TO DO: All the data below goes into the copy word for word, but the pictures don't.

PROVIDED MATERIAL:

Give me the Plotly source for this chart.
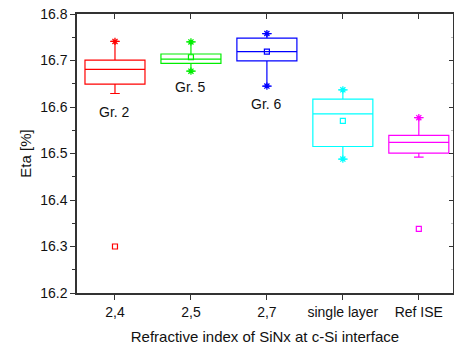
import plotly.graph_objects as go

categories = ["2,4", "2,5", "2,7", "single layer", "Ref ISE"]
colors = ["#ff0000", "#00ee00", "#0000ff", "#00ffff", "#ff00ff"]
q1 = [16.649, 16.694, 16.699, 16.515, 16.501]
median = [16.681, 16.703, 16.719, 16.585, 16.524]
q3 = [16.701, 16.714, 16.748, 16.617, 16.539]
lower = [16.629, 16.677, 16.645, 16.488, 16.492]
upper = [16.741, 16.740, 16.758, 16.637, 16.577]
star_max = [16.741, 16.740, 16.758, 16.637, 16.577]
star_min = [None, 16.677, 16.645, 16.488, None]
mean_pts = [16.300, 16.707, 16.719, 16.570, 16.338]
group_labels = ["Gr. 2", "Gr. 5", "Gr. 6"]
group_label_y = [16.589, 16.644, 16.606]

FONT = "Liberation Sans, Arial, sans-serif"

fig = go.Figure()
for i, c in enumerate(categories):
    fig.add_trace(go.Box(
        x=[c], q1=[q1[i]], median=[median[i]], q3=[q3[i]],
        lowerfence=[lower[i]], upperfence=[upper[i]],
        boxpoints=False, width=0.79, whiskerwidth=0.16,
        line=dict(color=colors[i], width=1.2),
        fillcolor="rgba(255,255,255,0)", showlegend=False,
    ))
    ys = [star_max[i]] + ([star_min[i]] if star_min[i] is not None else [])
    fig.add_trace(go.Scatter(
        x=[c] * len(ys), y=ys, mode="markers", showlegend=False,
        marker=dict(symbol="asterisk-open", size=6, color=colors[i],
                    line=dict(color=colors[i], width=1.3)),
    ))
    fig.add_trace(go.Scatter(
        x=[c], y=[mean_pts[i]], mode="markers", showlegend=False,
        marker=dict(symbol="square-open", size=5, color=colors[i],
                    line=dict(color=colors[i], width=1.2)),
    ))

# dummy trace for mirrored axes
fig.add_trace(go.Scatter(x=[categories[0]], y=[16.5], xaxis="x2", yaxis="y2",
                         mode="markers", marker=dict(opacity=0), showlegend=False,
                         hoverinfo="skip"))

for lab, cat, yy in zip(group_labels, categories, group_label_y):
    fig.add_annotation(x=cat, y=yy, text=lab, showarrow=False,
                       font=dict(family=FONT, size=14, color="#111"))

xr = [-0.5, 4.45]
yr = [16.2, 16.8]
axis_line = dict(showline=True, linecolor="#333", linewidth=1.5)

fig.update_layout(
    width=454, height=345,
    margin=dict(l=77, r=1, t=14, b=52),
    paper_bgcolor="white", plot_bgcolor="white",
    font=dict(family=FONT, color="#111"),
    xaxis=dict(type="category", categoryorder="array", categoryarray=categories,
               range=xr, ticks="outside", ticklen=5, tickwidth=1.2, tickcolor="#333",
               showgrid=False, zeroline=False,
               tickfont=dict(size=14, family=FONT, color="#111"),
               title=dict(text="Refractive index of SiNx at c-Si interface",
                          font=dict(size=15, family=FONT, color="#111"), standoff=13),
               **axis_line),
    xaxis2=dict(type="category", categoryorder="array", categoryarray=categories,
                range=xr, overlaying="x", side="top", anchor="y",
                ticks="inside", ticklen=5, tickwidth=1.2, tickcolor="#333",
                showticklabels=False, showgrid=False, zeroline=False, **axis_line),
    yaxis=dict(range=yr, dtick=0.1, tick0=16.2, ticks="outside", ticklen=5,
               tickwidth=1.2, tickcolor="#333", showgrid=False, zeroline=False,
               tickformat=".1f",
               minor=dict(dtick=0.05, ticks="outside", ticklen=3, tickcolor="#333"),
               tickfont=dict(size=14, family=FONT, color="#111"),
               title=dict(text="Eta [%]", font=dict(size=15, family=FONT, color="#111"),
                          standoff=5),
               **axis_line),
    yaxis2=dict(range=yr, dtick=0.1, tick0=16.2, overlaying="y", side="right",
                anchor="x", ticks="inside", ticklen=4, tickwidth=1.2, tickcolor="#333",
                minor=dict(dtick=0.05, ticks="inside", ticklen=2, tickcolor="#bbb"),
                showticklabels=False, showgrid=False, zeroline=False, **axis_line),
)

fig.write_html("out.html")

EXPECTED OUTPUT:
Give me the Plotly source for this chart.
import plotly.graph_objects as go

categories = ["2,4", "2,5", "2,7", "single layer", "Ref ISE"]
colors = ["#ff0000", "#00ee00", "#0000ff", "#00ffff", "#ff00ff"]
q1 = [16.649, 16.694, 16.699, 16.515, 16.501]
median = [16.681, 16.703, 16.719, 16.585, 16.524]
q3 = [16.701, 16.714, 16.748, 16.617, 16.539]
lower = [16.629, 16.677, 16.645, 16.488, 16.492]
upper = [16.741, 16.740, 16.758, 16.637, 16.577]
star_max = [16.741, 16.740, 16.758, 16.637, 16.577]
star_min = [None, 16.677, 16.645, 16.488, None]
mean_pts = [16.300, 16.707, 16.719, 16.570, 16.338]
group_labels = ["Gr. 2", "Gr. 5", "Gr. 6"]
group_label_y = [16.589, 16.644, 16.606]

FONT = "Liberation Sans, Arial, sans-serif"

fig = go.Figure()
for i, c in enumerate(categories):
    fig.add_trace(go.Box(
        x=[c], q1=[q1[i]], median=[median[i]], q3=[q3[i]],
        lowerfence=[lower[i]], upperfence=[upper[i]],
        boxpoints=False, width=0.79, whiskerwidth=0.16,
        line=dict(color=colors[i], width=1.2),
        fillcolor="rgba(255,255,255,0)", showlegend=False,
    ))
    ys = [star_max[i]] + ([star_min[i]] if star_min[i] is not None else [])
    fig.add_trace(go.Scatter(
        x=[c] * len(ys), y=ys, mode="markers", showlegend=False,
        marker=dict(symbol="asterisk-open", size=6, color=colors[i],
                    line=dict(color=colors[i], width=1.3)),
    ))
    fig.add_trace(go.Scatter(
        x=[c], y=[mean_pts[i]], mode="markers", showlegend=False,
        marker=dict(symbol="square-open", size=5, color=colors[i],
                    line=dict(color=colors[i], width=1.2)),
    ))

# dummy trace for mirrored axes
fig.add_trace(go.Scatter(x=[categories[0]], y=[16.5], xaxis="x2", yaxis="y2",
                         mode="markers", marker=dict(opacity=0), showlegend=False,
                         hoverinfo="skip"))

for lab, cat, yy in zip(group_labels, categories, group_label_y):
    fig.add_annotation(x=cat, y=yy, text=lab, showarrow=False,
                       font=dict(family=FONT, size=14, color="#111"))

xr = [-0.5, 4.45]
yr = [16.2, 16.8]
axis_line = dict(showline=True, linecolor="#333", linewidth=1.5)

fig.update_layout(
    width=454, height=345,
    margin=dict(l=77, r=1, t=14, b=52),
    paper_bgcolor="white", plot_bgcolor="white",
    font=dict(family=FONT, color="#111"),
    xaxis=dict(type="category", categoryorder="array", categoryarray=categories,
               range=xr, ticks="outside", ticklen=5, tickwidth=1.2, tickcolor="#333",
               showgrid=False, zeroline=False,
               tickfont=dict(size=14, family=FONT, color="#111"),
               title=dict(text="Refractive index of SiNx at c-Si interface",
                          font=dict(size=15, family=FONT, color="#111"), standoff=13),
               **axis_line),
    xaxis2=dict(type="category", categoryorder="array", categoryarray=categories,
                range=xr, overlaying="x", side="top", anchor="y",
                ticks="inside", ticklen=5, tickwidth=1.2, tickcolor="#333",
                showticklabels=False, showgrid=False, zeroline=False, **axis_line),
    yaxis=dict(range=yr, dtick=0.1, tick0=16.2, ticks="outside", ticklen=5,
               tickwidth=1.2, tickcolor="#333", showgrid=False, zeroline=False,
               tickformat=".1f",
               minor=dict(dtick=0.05, ticks="outside", ticklen=3, tickcolor="#333"),
               tickfont=dict(size=14, family=FONT, color="#111"),
               title=dict(text="Eta [%]", font=dict(size=15, family=FONT, color="#111"),
                          standoff=5),
               **axis_line),
    yaxis2=dict(range=yr, dtick=0.1, tick0=16.2, overlaying="y", side="right",
                anchor="x", ticks="inside", ticklen=4, tickwidth=1.2, tickcolor="#333",
                minor=dict(dtick=0.05, ticks="inside", ticklen=2, tickcolor="#bbb"),
                showticklabels=False, showgrid=False, zeroline=False, **axis_line),
)

fig.write_html("out.html")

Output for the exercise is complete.